A Idade da Peste faz curta temporada no ABC com abordagem contundente contra o racismo
Solo com atuação e direção da premiada atriz Cácia Goulart com dramaturgia do também premiado Reni Adriano terá sessões gratuitas em Ribeirão Pires, São Caetano do Sul e Diadema
- Data: 27/03/2023 17:03
- Alterado: 27/03/2023 17:03
- Autor: Redação
- Fonte: Assessoria
A Idade da Peste
Crédito:Divulgação
O que aconteceria se uma mulher branca de classe média alta realmente se descobrisse branca? A que custo isso se daria, e qual o discurso possível dessa constatação? Foi a partir dessa provocação que o dramaturgo Reni Adriano e a atriz Cácia Goulart conceberam o solo A idade da peste, que ficou em cartaz, entre junho e julho, no SESC Pinheiros, na capital paulista.
Sucesso de público e de crítica, o espetáculo estará em cartaz em curtíssima temporada em três cidades da Região do ABC. A primeira delas será Ribeirão Pires, no dia 19 de abril (quarta-feira), em duas sessões: às 18h e às 20h30. Em seguida, o espetáculo segue para São Caetano do Sul, no dia 28 de abril (sexta-feira), também em duas sessões: 18h30 e 21h. Por fim, encerrando a temporada que tem apoio do ProAC 2022, a peça aporta em Diadema, nos dias 04 e 05 de maio (quinta e sexta), às 19h30. A sessão do dia 04 de maio contará com a presença do autor, que fará um bate papo com a plateia ao final do espetáculo.
Em cena, Senhora C. assiste ao assassinato do filho da empregada, encurralado pela polícia, dentro da sua casa de classe média alta. O episódio desencadeia um profundo exame de consciência em que os desejos inconfessados da branquitude emergem como um marcador racial aterrorizante, questionando a própria possibilidade de justiça em um mundo feito à imagem e semelhança dos brancos.

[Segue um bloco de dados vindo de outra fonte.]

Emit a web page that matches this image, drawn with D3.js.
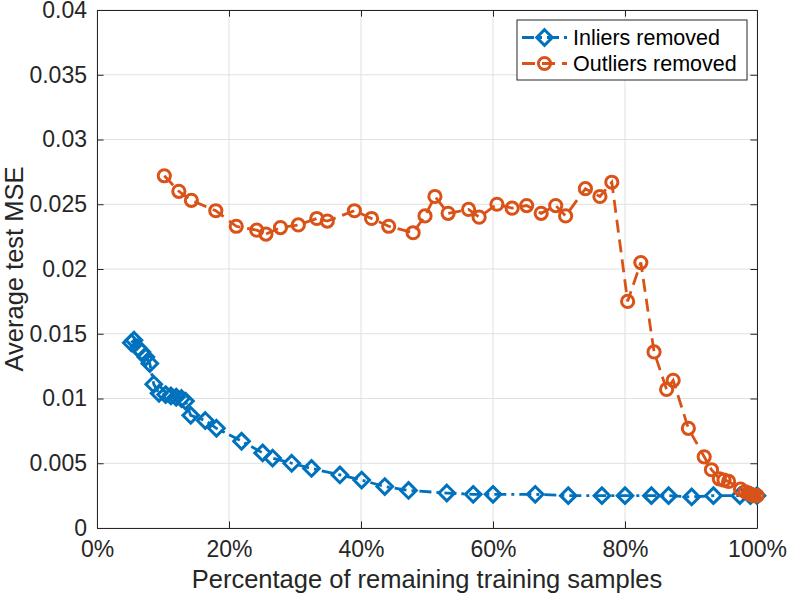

Mas engana-se quem espera da atuação de Cácia Goulart uma personagem branca se autoelogiando como “antirracista” ou performando mea culpa e comiseração. “Senhora C. não tem esse complexo de Princesa Isabel; não pretende ser reconhecida como a ‘branca redentora’ da causa. Pelo contrário: ela é consciente da infâmia do lugar racial que ocupa, sabe que esse lugar é indefensável”, reflete Cácia, que também assina a direção da peça. Para ela, o risco da abordagem pelo viés escolhido seria a tentação de redimir a personagem, ou cobri-la de elogios por sua consciência racial. “Mas a desgraça dela é saber que não basta ter consciência: ela está, como branca, submersa na indignidade, uma vez que reconhece seu lugar na branquitude, mas é incapaz de desocupar esse lugar privilegiado”, conclui.
Para o dramaturgo Reni Adriano, esse assunto costuma ser violentamente rechaçado por pessoas brancas, porque instintivamente reconhecem que subjaz a esse tema-tabu uma dose dolorosa de vergonha e infâmia. “Mas o status da branquitude se perpetua e se atualiza justamente nesse silenciamento”, pondera. Além disso, o autor, que é negro, ironiza que escrever para uma atriz branca funcionaria como uma espécie de mascaramento para que brancos possam ouvi-lo de boa vontade. “O fato de sermos um país em que negros não têm um dia sequer de descanso só é possível ao preço de que os brancos tenham uma dignidade muito frágil. Eu quero questionar essa dignidade frouxa dos brancos. Debater racismo com negros é fácil; o que eu quero é racializar os brancos em cena e situá-los no lugar de suas responsabilidades”, crava.
Escrita por um dramaturgo negro, portanto, para atuação de uma atriz branca, a peça mobiliza e tensiona os marcadores identitários raciais de modo a evidenciar que, antes de ser um “problema de negros”, o racismo é um flagelo de brancos. O exercício de franqueza de uma mulher branca sobre a perversão de seu próprio status identitário torna A idade da peste uma assombrosa reflexão em que pensar o racismo é um debate sobre o mal.
CRIA DO ABC PAULISTA
Mineiro de Santa Luzia, o autor da peça, Reni Adriano, vive na capital de São Paulo. Mas foi em Diadema que ele residiu, dos nove anos de idade aos primeiros anos da vida adulta. Na cidade é que o autor teve o primeiro contato com diferentes linguagens artísticas, nas diversas oficinas espalhadas pelos bairros. Em uma delas é que arriscou mostrar seus primeiros escritos, e foi encorajado a continuar a escrever em workshops ministrados pela poeta Beth Brait Alvim. Em respeito a suas origens como artista na cidade é que o autor optou por bater um papo com o público ao final da sessão do dia 04 de maio.